→ **WHAT YOU ARE ASKED TO DO**: Using the listing below, select the lines with the word "matplotlib" and copy them.

→ **COLLECTED DATA**:

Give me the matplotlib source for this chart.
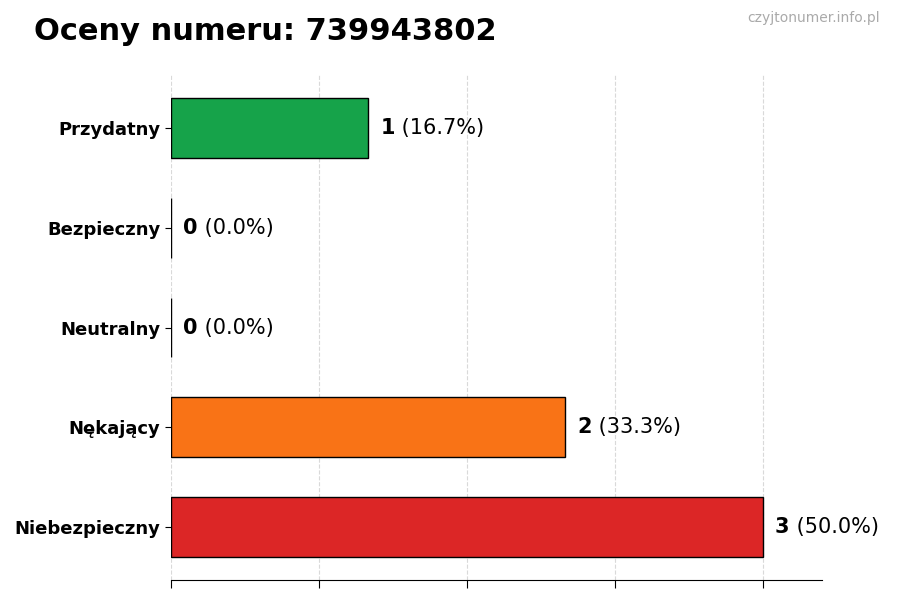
import matplotlib
matplotlib.use("Agg")
import matplotlib.pyplot as plt

categories = ["Niebezpieczny", "Nękający", "Neutralny", "Bezpieczny", "Przydatny"]
counts = [3, 2, 0, 0, 1]
percents = [50.0, 33.3, 0.0, 0.0, 16.7]
colors = ["#dc2626", "#f97316", "#9ca3af", "#3b82f6", "#16a34a"]

fig = plt.figure(figsize=(9, 6), dpi=100)
ax = fig.add_axes([0.19, 0.0333, 0.723, 0.8417])

y = list(range(len(categories)))
ax.barh(y, counts, height=0.6, color=colors, edgecolor="black", linewidth=1, zorder=3)
ax.set_yticks(y)
ax.set_yticklabels(categories, fontsize=13, fontweight="bold")
ax.set_xlim(0, 3.3)
ax.set_xticks([0, 0.75, 1.5, 2.25, 3.0])
ax.set_xticklabels([])
ax.grid(axis="x", linestyle="--", color="#d9d9d9", linewidth=0.8, zorder=0)
for s in ["top", "right", "left"]:
    ax.spines[s].set_visible(False)
ax.tick_params(axis="x", length=6)
ax.tick_params(axis="y", length=4)

fig.canvas.draw()
for yi, c, p in zip(y, counts, percents):
    t1 = ax.annotate(f"{c}", xy=(c, yi), xytext=(9, 0), textcoords="offset points",
                     va="center", ha="left", fontsize=15, fontweight="bold")
    ax.annotate(f" ({p:.1f}%)", xy=(1, 0.5), xycoords=t1, va="center", ha="left", fontsize=15)

fig.text(0.038, 0.947, "Oceny numeru: 739943802", fontsize=22, fontweight="bold", va="center", ha="left")
fig.text(0.978, 0.97, "czyjtonumer.info.pl", fontsize=10, color="#aaaaaa", va="center", ha="right")

fig.savefig("out.png", dpi=100)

→ **REPLY**:
Give me the matplotlib source for this chart.
import matplotlib
matplotlib.use("Agg")
import matplotlib.pyplot as plt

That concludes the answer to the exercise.